# incorporation two provinces



## riamo (Jun 18, 2009)

Hello,

I am self-employed and am strongly considering incorporating because of the tax advantages. I am currently in Saskatchewan where I am renting a place until August. I also do part-time work in Alberta but am doing 90% of my work in Saskatchewan at this stage. Come August next year I will move back to Alberta where I still have a residence and will starting working full time in Alberta.

I was wondering if it would be possible to get incorporated in Alberta now and start saving money. The companies I work for here in Saskatchewan could write out cheques to my incorporation in Alberta - is this allowed?

thanks!


----------



## kcowan (Jul 1, 2010)

riamo said:


> Come August next year I will move back to Alberta where I still have a residence and will starting working full time in Alberta.


If this Alberta residence is not occupied, then you can declare it as your principal residence. That determines your province of residence. Where you incorporate would be made for other reasons.


----------



## riamo (Jun 18, 2009)

my parents currently occupy my residence.

what determines what province you can incorporate in?


----------



## MoneyGal (Apr 24, 2009)

You should get advice beyond this forum. 

For very general purposes, here's some basic info:

You may want to consider federal incorporation. That way, you can carry on business in any province. However, it is more expensive to set up AND to maintain (you must keep up-to-date with filings in all provinces). 

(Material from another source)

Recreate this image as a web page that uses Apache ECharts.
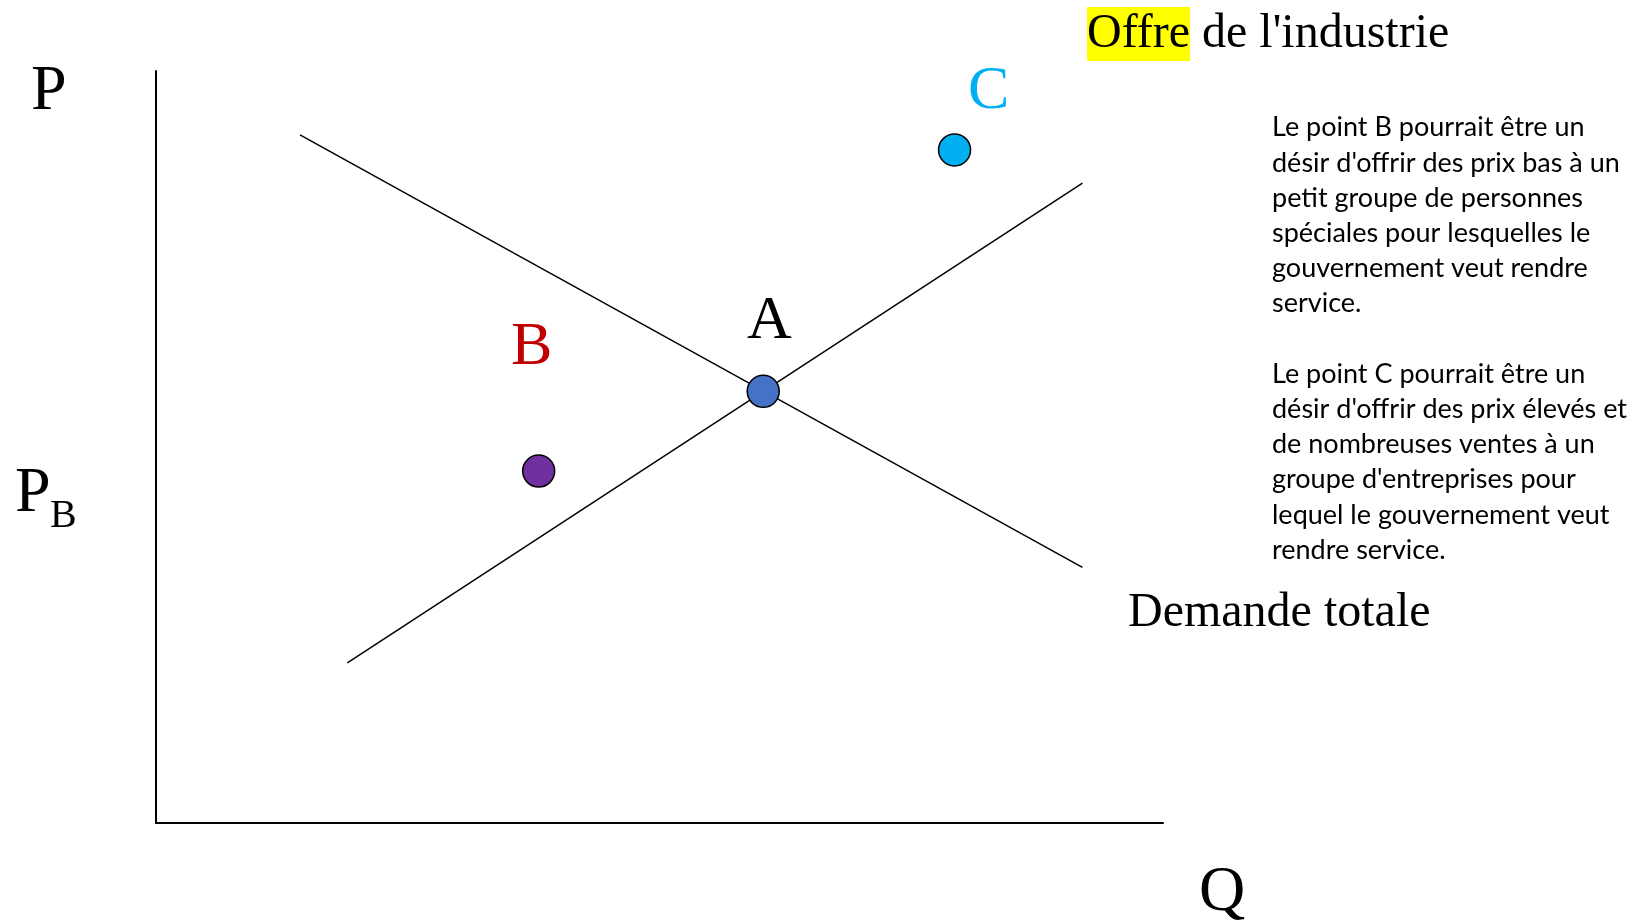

Generally speaking, if you incorporate provincially, your corporation only has the right to carry on business in the province or territory where your business is incorporated. So, as a general rule, if you incorporate in Alberta, you would not be entitled to carry on business in Saskatchewan. 

You could incorporate in both provinces. 

Or, you could register a corporation in Saskatchewan, and then register your existing corporation in Alberta (which gives you the right to carry on business in Alberta - this is called "extra-provincial incorporation").

Here is a web link from Alberta which describes extra-provincial incorporation for corporations formed outside of Alberta but who wish to carry on business in Alberta: 

http://www.servicealberta.ca/713.cfm


----------



## kcowan (Jul 1, 2010)

I incorporated in Ontario. Then I moved to BC after 3 years. I continued to use my federal GST number assigned in Ontario for another 8 years. But my residence for tax purpose changed the years I moved. I have no idea whether this was legal but it worked for me and I continued to bill to that GST number.

It might be more complicated with HST.


----------



## Young&Ambitious (Aug 11, 2010)

Hey,

You should read up on Permanent Establishment rules: http://www.cra-arc.gc.ca/E/pub/tp/it177r2-consolid/it177r2-consolid-e.html. 

For the current year where you have income from multiple jurisdictions for your annual taxes you'll be using form T2203 as "you resided in a province or territory on December 31, 2009 (or the date you left Canada if you emigrated from Canada in 2009), and all or part of your business income for the year was earned and is allocable to a permanent establishment outside that province or territory, or outside Canada"; the form is available at: http://www.cra-arc.gc.ca/E/pbg/tf/t2203/

You can also have seperate HST accounts by province if you'd like. More information and the form to do so is here: http://www.cra-arc.gc.ca/tx/bsnss/tpcs/gst-tps/rgstrng/pnngbrnchs-eng.html.

Those should give you some insight. Goodluck


----------